By the end of the third novel in the series, Anne learns that the purpose of imagination is not to escape from reality but to better it. She doesn’t cling to ideals of “diamond sunbursts and marble halls” and she doesn’t think that she can only be content in reality if she obtains the best that she can imagine.
Instead, her imagination colors her present circumstances. In the start of the third book, Montgomery writes: “In imagination she sailed over storied seas that wash the distant shining shores of ‘faery lands forlorn.’ ... [S]he was richer in those dreams than in realities; for things seen pass away, but the things that are unseen are eternal.”
By the end of the book, as Anne beholds the landscape before her, Montgomery writes, “‘I think,’ said Anne softly, ‘that “the land where dreams come true” is in the blue haze yonder, over that little valley.’”

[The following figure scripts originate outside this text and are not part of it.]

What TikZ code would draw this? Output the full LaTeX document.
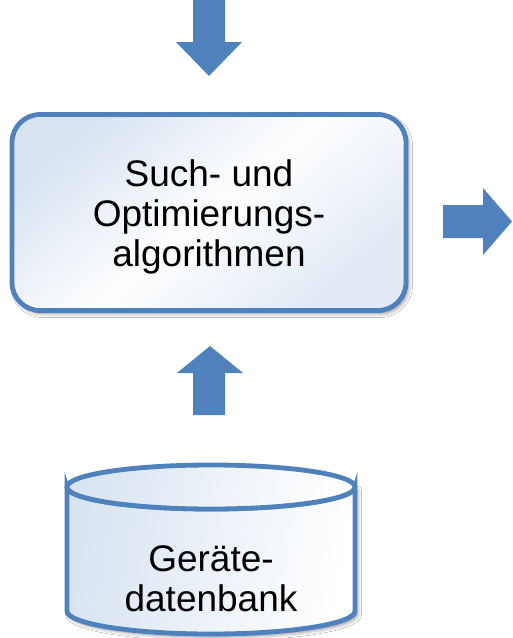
\documentclass[tikz,border=0pt]{standalone}
\usepackage{fontspec}
\setmainfont{Liberation Sans}
\usetikzlibrary{shadows.blur}

\definecolor{blockblue}{RGB}{79,129,189}
\definecolor{paleblue}{RGB}{216,228,241}

\tikzset{
  blockarrow/.style={fill=blockblue, draw=none},
  softshadow/.style={blur shadow={shadow xshift=2.5pt, shadow yshift=-3pt,
      shadow blur radius=4pt, shadow opacity=45}},
  procbox/.style={draw=blockblue, line width=4.8pt, rounded corners=28pt,
      minimum width=394pt, minimum height=196pt, align=center,
      top color=paleblue, bottom color=paleblue!80!white, middle color=white!96!paleblue,
      shading angle=40, softshadow},
  label/.style={align=center, inner sep=0pt,
      font=\fontsize{37}{40}\selectfont},
  dbbody/.style={draw=blockblue, line width=4.8pt,
      left color=paleblue, right color=white, shading angle=80},
}

\begin{document}
\begin{tikzpicture}[x=1pt, y=-1pt]
  \useasboundingbox[fill=white] (0,0) rectangle (513,638);

  % processing block
  \node[procbox] (algo) at (209,212.5) {};
  \node[label] (algotext) at (209,217) {Such- und\\Optimierungs-\\algorithmen};

  % arrow coming in from above
  \coordinate (intop) at (209,0);
  \fill[blockarrow] (intop) ++(-16,0) -- ++(0,42) -- ++(-17,0)
    -- (209,76) -- (242,42) -- (225,42) -- (225,0) -- cycle;

  % arrow leaving to the right
  \coordinate (outright) at (443,221.5);
  \fill[blockarrow] (outright) ++(0,-16.5) -- (483,205) -- (483,188)
    -- (512,221.5) -- (483,255) -- (483,238) -- (443,238) -- cycle;

  % arrow from the database up to the block
  \coordinate (inbottom) at (209,415);
  \fill[blockarrow] (inbottom) ++(-16,0) -- (193,373) -- (177,373)
    -- (210,346) -- (243,373) -- (225,373) -- (225,415) -- cycle;

  % database cylinder
  \coordinate (dbtop) at (211,487);
  \path[softshadow, dbbody] (67,487) -- (67,611)
    .. controls (67,623.7) and (131.5,634) .. (211,634)
    .. controls (290.5,634) and (355,623.7) .. (355,611)
    -- (355,487)
    .. controls (355,499.2) and (290.5,509) .. (211,509)
    .. controls (131.5,509) and (67,499.2) .. (67,487) -- cycle;
  \draw[dbbody] (dbtop) ellipse [x radius=144pt, y radius=22pt];
  \node[label] (db) at (211,579) {Geräte-\\datenbank};
\end{tikzpicture}
\end{document}
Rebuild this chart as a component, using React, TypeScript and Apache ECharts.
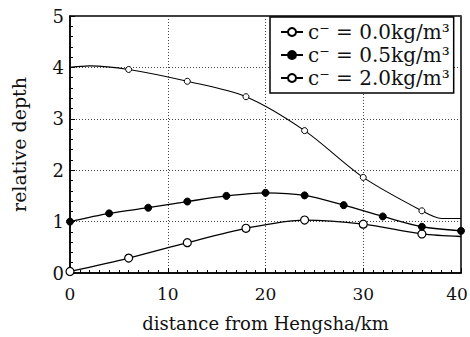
import React, { useEffect, useRef } from "react";
import * as echarts from "echarts";

const xTicks = [0, 10, 20, 30, 40];
const yTicks = [0, 1, 2, 3, 4, 5];
const legendNames = ["c\u207B = 0.0kg/m\u00B3", "c\u207B = 0.5kg/m\u00B3", "c\u207B = 2.0kg/m\u00B3"];

// c = 0.0 (open circles)
const s0x = [0, 6, 12, 18, 24, 30, 36, 40];
const s0y = [0.03, 0.29, 0.59, 0.87, 1.03, 0.95, 0.76, 0.71];
const s0mark = [true, true, true, true, true, true, true, false];
// c = 0.5 (filled circles)
const s1x = [0, 4, 8, 12, 16, 20, 24, 28, 32, 36, 40];
const s1y = [1.0, 1.16, 1.27, 1.39, 1.5, 1.56, 1.51, 1.32, 1.1, 0.9, 0.82];
// c = 2.0 (small open circles)
const s2x = [0, 2, 6, 12, 18, 24, 30, 36, 38, 40];
const s2y = [4.0, 4.03, 3.96, 3.73, 3.43, 2.77, 1.86, 1.21, 1.06, 1.06];
const s2mark = [false, false, true, true, true, true, true, true, false, false];

const FONT = "'DejaVu Serif', 'Liberation Serif', serif";

export default function App() {
  const ref = useRef<HTMLDivElement>(null);
  useEffect(() => {
    const chart = echarts.init(ref.current!, null, { renderer: "svg" });
    const mk = (xs: number[], ys: number[], marks?: boolean[]) =>
      xs.map((x, i) =>
        marks && !marks[i] ? { value: [x, ys[i]], symbol: "none" } : { value: [x, ys[i]] }
      );
    chart.setOption({
      animation: false,
      backgroundColor: "#fff",
      textStyle: { fontFamily: FONT },
      grid: {
        left: 70,
        right: 9,
        top: 16,
        bottom: 64,
        containLabel: false,
        outerBoundsMode: "none",
        show: true,
        borderColor: "#000",
        borderWidth: 1.5,
      },
      legend: {
        left: 270,
        top: 17,
        orient: "vertical",
        backgroundColor: "#fff",
        borderColor: "#000",
        borderWidth: 1.5,
        padding: [5, 4, 5, 10],
        itemGap: 3,
        itemWidth: 22,
        itemHeight: 10,
        data: legendNames,
        textStyle: { fontFamily: FONT, fontSize: 20, color: "#111" },
      },
      xAxis: {
        type: "value",
        min: 0,
        max: 40,
        interval: 10,
        name: "distance from Hengsha/km",
        nameLocation: "middle",
        nameGap: 41,
        nameTextStyle: { fontFamily: FONT, fontSize: 18, color: "#111" },
        axisLine: { lineStyle: { color: "#000", width: 1.5 } },
        axisTick: { inside: true, length: 5, lineStyle: { color: "#000" } },
        minorTick: { show: true, splitNumber: 10, length: 3, lineStyle: { color: "#000" } },
        axisLabel: {
          fontFamily: FONT,
          fontSize: 17,
          color: "#111",
          margin: 12,
          formatter: (v: number) =>
            v === 40 ? "{r|40}" : xTicks.includes(v) ? String(v) : "",
          rich: { r: { fontFamily: FONT, fontSize: 17, color: "#111", padding: [0, 8, 0, 0] } },
        },
        splitLine: { show: true, lineStyle: { color: "#444", type: [1, 2], width: 1 } },
      },
      yAxis: {
        type: "value",
        min: 0,
        max: 5,
        interval: 1,
        name: "relative depth",
        nameLocation: "middle",
        nameGap: 42,
        nameTextStyle: { fontFamily: FONT, fontSize: 19, color: "#111" },
        axisLine: { show: true, lineStyle: { color: "#000", width: 1.5 } },
        axisTick: { show: true, inside: true, length: 5, lineStyle: { color: "#000" } },
        minorTick: { show: true, splitNumber: 5, length: 3, lineStyle: { color: "#000" } },
        axisLabel: {
          fontFamily: FONT,
          fontSize: 18,
          color: "#111",
          margin: 6,
          formatter: (v: number) => (yTicks.includes(v) ? String(v) : ""),
        },
        splitLine: { show: true, lineStyle: { color: "#444", type: [1, 2], width: 1 } },
      },
      series: [
        {
          name: legendNames[0],
          type: "line",
          smooth: 0.3,
          data: mk(s0x, s0y, s0mark),
          symbol: "circle",
          symbolSize: 8,
          itemStyle: { color: "#fff", borderColor: "#000", borderWidth: 1.2 },
          lineStyle: { color: "#000", width: 1.3 },
        },
        {
          name: legendNames[1],
          type: "line",
          smooth: 0.3,
          data: mk(s1x, s1y),
          symbol: "circle",
          symbolSize: 7,
          itemStyle: { color: "#000", borderColor: "#000", borderWidth: 1 },
          lineStyle: { color: "#000", width: 1.3 },
        },
        {
          name: legendNames[2],
          type: "line",
          smooth: 0.3,
          data: mk(s2x, s2y, s2mark),
          symbol: "circle",
          symbolSize: 6,
          itemStyle: { color: "#fff", borderColor: "#000", borderWidth: 1 },
          lineStyle: { color: "#000", width: 1.1 },
        },
      ],
    });
    return () => chart.dispose();
  }, []);
  return <div ref={ref} style={{ width: 470, height: 337, position: "absolute", left: 0, top: 0 }} />;
}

No longer does Anne look to distant, imagined worlds for fulfillment and happiness; her dreams take place within her own world, and she betters it by sharing her observation of its beauty with others.
Just as Gilbert hopes to “add a little to the sum of human knowledge,” Anne strives to “add some beauty to life, ... to have some little joy or happy thought that would never have existed if I hadn’t been born,” and in both missions, imagination serves to open new pathways to knowledge, and to craft new lenses through which beauty might be discovered.